Chief Pleas Speaker did write, but did so privately
SPEAKER of Sark Chief Pleas, Lt-Col. Reg Guille, has asked the Guernsey Press to clarify that he did write a letter to Michael Doyle following the latter’s code of conduct complaint against him.
Mr Doyle’s complaint followed then-Conseiller Guille’s behaviour toward him at the hustings for the 2018 Sark election.
The panel upheld the complaint and Mr Guille – he had by this time resigned as a conseiller – was told to write letters of apology to Mr Doyle and the then-Speaker.
In an interview with the Guernsey Press, Mr Guille said that he had done neither, but he has now clarified that he did write a letter to Mr Doyle, but not as a result of the panel’s decision.
‘I did write a private and confidential letter to Mr Doyle. I did it purely because my wife and I supported his family while he and his wife were in prison,’ said Mr Guille.
Mr Doyle and his wife, Belinda Lanyon, were jailed for seven-and-a-half years and three-and-a-half years respectively in 2015 after being convicted of money-laundering offences.

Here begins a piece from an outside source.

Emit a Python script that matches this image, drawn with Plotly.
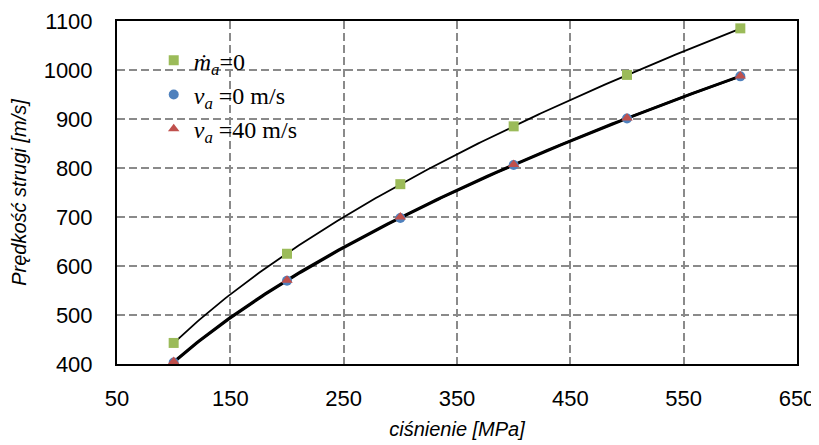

Mr Guille’s case was the first heard by Sark’s Code of Conduct Panel, and its procedures were later criticised in Chief Pleas by Conseiller Peter La Trobe-Bateman, chairman of Policy & Finance.
Members were told that a review would take place, and Conseiller La Trobe-Bateman has told the Guernsey Press that this is well under way.
‘We are working with all the conseillers at the moment to try to develop a solution that works for Sark,’ he said.
‘It’s very new to us because Reg Guille was the first case that was tested and it highlighted some areas where it didn’t work very well.’
He hoped that changes could be recommended later this year, possibly by Easter ‘but definitely by summer’.